A l’heure où les conseils d’administration s’ouvrent aux administrateurs indépendants et membres de la société civile, les arrêts rendus par la Chambre commerciale de la Cour de cassation les 9 et 30 mars 2010 apportent des précisions sur le régime de la responsabilité civile des dirigeants qui devraient faire réfléchir les candidats à la fonction (Cass. Com. 9 mars 2010, n° 08-21.547 et 08-21.793 ; Cass. Com. 30 mars 2010, n° 08-17.841).
1. La mise en cause de la responsabilité civile des administrateurs par les tiers suppose la preuve d’une « faute détachable »
Les administrateurs, comme le Directeur Général et les membres du Directoire, doivent notamment répondre des fautes commises dans leur gestion, leur responsabilité étant soit individuelle, soit solidaire selon que la décision fautive émane d’un administrateur isolé ou, plus fréquemment, résulte d’une délibération prise collégialement par le Conseil d’administration (art. L. 225-251 du Code de commerce).
Une jurisprudence désormais bien établie considère que les tiers ne peuvent engager la responsabilité civile des administrateurs que si ces derniers ont commis une « faute détachable de leurs fonctions », c’est-à-dire une faute intentionnelle d’une particulière gravité incompatible avec l’exercice normal des fonctions sociales (Cass. Com. 27 janvier 1998, n° 93-11.437 ; Cass. Com. 20 mai 2003, n° 99-17.092).

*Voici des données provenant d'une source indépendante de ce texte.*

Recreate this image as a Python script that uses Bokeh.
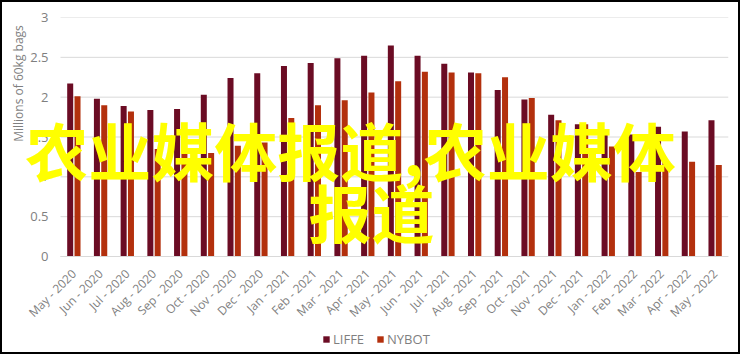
import math
from bokeh.plotting import figure
from bokeh.models import Range1d, Legend, LegendItem, Label, ColumnDataSource, FixedTicker
from bokeh.transform import dodge
from bokeh.embed import file_html
from bokeh.resources import INLINE

months = ["May - 2020", "Jun - 2020", "Jul - 2020", "Aug - 2020", "Sep - 2020", "Oct - 2020",
          "Nov - 2020", "Dec - 2020", "Jan - 2021", "Feb - 2021", "Mar - 2021", "Apr - 2021",
          "May - 2021", "Jun - 2021", "Jul - 2021", "Aug - 2021", "Sep - 2021", "Oct - 2021",
          "Nov - 2021", "Dec - 2021", "Jan - 2022", "Feb - 2022", "Mar - 2022", "Apr - 2022",
          "May - 2022"]
liffe = [2.17, 1.98, 1.89, 1.84, 1.85, 2.03, 2.24, 2.30, 2.39, 2.43, 2.49, 2.52,
         2.65, 2.52, 2.42, 2.31, 2.09, 1.97, 1.78, 1.66, 1.60, 1.53, 1.63, 1.57, 1.71]
nybot = [2.01, 1.90, 1.82, 1.35, 1.30, 1.30, 1.39, 1.43, 1.74, 1.90, 1.96, 2.06,
         2.20, 2.32, 2.31, 2.30, 2.25, 1.99, 1.71, 1.66, 1.38, 1.06, 1.20, 1.19, 1.15]
y_ticks = [0, 0.5, 1, 1.5, 2, 2.5, 3]
y_title = "Millions of 60kg bags"
overlay_line1 = "农业媒体报道,农业媒体"
overlay_line2 = "报道"

FONT = "Open Sans"
GRAY = "#7f7f7f"
DARK = "#6b0c24"
ORANGE = "#b3300d"

# layout geometry (pixels)
FRAME_W = 724
PLOT_H = 239               # height of the 0..3 value area
FRAME_H = 335              # frame extends below the value area to hold axis labels and legend
PLOT_LEFT_PX = 56          # where the category axis starts inside the frame
n = len(months)
band_px = (FRAME_W - PLOT_LEFT_PX) / n
x_start = -0.5 - PLOT_LEFT_PX / band_px
x_end = n - 0.5
y_max = 3
px_per_unit = PLOT_H / y_max
y_start = -(FRAME_H - PLOT_H) / px_per_unit

idx = list(range(n))
src = ColumnDataSource(dict(x=idx, liffe=liffe, nybot=nybot))

p = figure(x_range=Range1d(x_start, x_end), y_range=Range1d(y_start, y_max),
           frame_width=FRAME_W, frame_height=FRAME_H, output_backend="svg",
           toolbar_location=None,
           min_border_left=2, min_border_right=10, min_border_top=15, min_border_bottom=0)
p.styles = {"border": "2px solid black"}
p.outline_line_color = None
p.background_fill_color = "white"
p.border_fill_color = "white"

# gridlines only across the category area
p.xgrid.grid_line_color = None
p.ygrid.grid_line_color = None
p.segment(x0=[-0.5] * len(y_ticks), x1=[x_end] * len(y_ticks), y0=y_ticks, y1=y_ticks,
          line_color="#d9d9d9", line_width=1)

r1 = p.vbar(x=dodge("x", -0.137), top="liffe", width=0.225,
            source=src, fill_color=DARK, line_color=None)
r2 = p.vbar(x=dodge("x", 0.137), top="nybot", width=0.225,
            source=src, fill_color=ORANGE, line_color=None)

p.yaxis.ticker = FixedTicker(ticks=y_ticks)
p.yaxis.axis_line_color = None
p.yaxis.major_tick_line_color = None
p.yaxis.minor_tick_line_color = None
p.yaxis.major_tick_out = 0
p.yaxis.major_tick_in = 0
p.yaxis.major_label_text_font = FONT
p.yaxis.major_label_text_font_size = "13px"
p.yaxis.major_label_text_color = GRAY
p.yaxis.major_label_standoff = -(PLOT_LEFT_PX - 12)

p.xaxis.fixed_location = 0
p.xaxis.ticker = FixedTicker(ticks=idx)
p.xaxis.major_label_overrides = {i: m for i, m in zip(idx, months)}
p.xaxis.bounds = (-0.5, x_end)
p.xaxis.axis_line_color = "#d9d9d9"
p.xaxis.major_tick_line_color = None
p.xaxis.minor_tick_line_color = None
p.xaxis.major_tick_out = 0
p.xaxis.major_tick_in = 0
p.xaxis.major_label_orientation = math.pi / 4
p.xaxis.major_label_text_font = FONT
p.xaxis.major_label_text_font_size = "12px"
p.xaxis.major_label_text_color = GRAY
p.xaxis.major_label_standoff = 15

p.add_layout(Label(x=-0.5 - 42 / band_px, y=(256 - 83) / px_per_unit - 16 / px_per_unit + 16 / px_per_unit,
                   text=y_title, angle=math.pi / 2,
                   text_align="center", text_baseline="middle",
                   text_font=FONT, text_font_size="12px", text_color=GRAY))

legend = Legend(items=[LegendItem(label="LIFFE", renderers=[r1]),
                       LegendItem(label="NYBOT", renderers=[r2])],
                orientation="horizontal", location=(318, 4),
                glyph_width=8, glyph_height=8, label_height=14, label_standoff=3, spacing=12,
                padding=0, margin=0, border_line_color=None, background_fill_alpha=0,
                label_text_font=FONT, label_text_font_size="13px", label_text_color=GRAY)
p.add_layout(legend, "center")

p.add_layout(Label(x=-0.5 + 290 / band_px, y=1.35, text=overlay_line1, text_align="center",
                   text_baseline="middle", text_font="Noto Sans CJK SC",
                   text_font_style="bold", text_font_size="63px", text_color="#ffff00"))
p.add_layout(Label(x=-0.5 + 311 / band_px, y=0.575, text=overlay_line2, text_align="center",
                   text_baseline="middle", text_font="Noto Sans CJK SC",
                   text_font_style="bold", text_font_size="63px", text_color="#ffff00"))

open("out.html", "w").write(file_html(p, INLINE))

2. Les administrateurs sont soumis à une présomption de responsabilité à l’égard des actionnaires
En revanche, lorsque les plaignants sont actionnaires, la Cour de cassation n’exige pas la preuve d’une « faute détachable » (Cass. Com. 9 mars 2010, prec.). Les administrateurs sont responsables à l’égard de la société et des associés de tous les actes contraires à l’intérêt social, même s’il s’agit de fautes non intentionnelles (simple négligence ou imprudence), que leurs fautes soient graves ou seulement légères. Bien plus, si les administrateurs ne sont tenus que de leur fait personnel, l’arrêt du 30 mars 2010 précise que leur participation à un organe collégial les rend solidairement et collectivement responsables des décisions fautives prises par le Conseil d’administration.
Les administrateurs sont donc soumis à une véritable présomption de responsabilité dont ils ne peuvent se soustraire qu’à charge, pour chacun d’entre eux, de démontrer leur absence de faute.
3. Les causes permettant aux administrateurs de s’exonérer de leur responsabilité sont limitées
Mais autant la jurisprudence apprécie largement les conditions de mise en jeu de la responsabilité civile des membres du Conseil d’administration, autant elle se montre restrictive s’agissant des causes d’exonération. Pour renverser sa présomption de responsabilité, chaque administrateur doit « démontrer qu’il s’est comporté en administrateur prudent et diligent, notamment en s’opposant à (la) décision » critiquée (Cass. Com. 30 mars 2010, prec.).
Encore faut-il que cette désapprobation soit claire.
Comment peut-elle s’exprimer ?
● La simple abstention ou même le fait de voter contre est considéré comme insuffisant par la plupart des auteurs.
● Le plus souvent, l’administrateur fera consigner son opposition dans le procès-verbal de délibération ou établira qu’il n’a pu assister, pour un motif légitime, au Conseil d’administration au cours duquel la décision critiquée a été adoptée.
● La démission s’impose dans les cas les plus graves, à condition que le départ soit motivé et n’intervienne pas tardivement.
4. Le point de départ de la prescription de l’action en responsabilité est reporté en cas de dissimulation
La Cour de cassation se montre également rigoureuse quant à l’appréciation du point de départ de la prescription de l’action en responsabilité. Celle-ci se prescrit par trois ans à compter du fait dommageable ou, s’il a été dissimulé, de sa révélation (art. L. 225-254 du Code de commerce). Dans l’arrêt du 30 mars 2010, la Chambre commerciale approuve ainsi les juges du fond d’avoir retenu l’existence d’une volonté de dissimulation collective de l’ensemble des membres du Conseil d’administration du seul fait qu’aucun d’eux ne s’était personnellement opposé à la décision fautive.
L’actionnaire victime n’a donc pas à faire la preuve, au demeurant difficile à établir, de manoeuvres actives de dissimulation de la part de chacun des administrateurs mis en cause. En définitive, la jurisprudence récente se montre sévère à l’égard des administrateurs dont la responsabilité civile peut être lourdement engagée par des actionnaires abusés (cf. affaire Vivendi). Les dirigeants doivent donc être particulièrement vigilants, notamment sur le contenu de l’information financière diffusée. Quant aux nouveaux administrateurs, ils doivent être conscients que leur fonction n’est pas exempte de risques.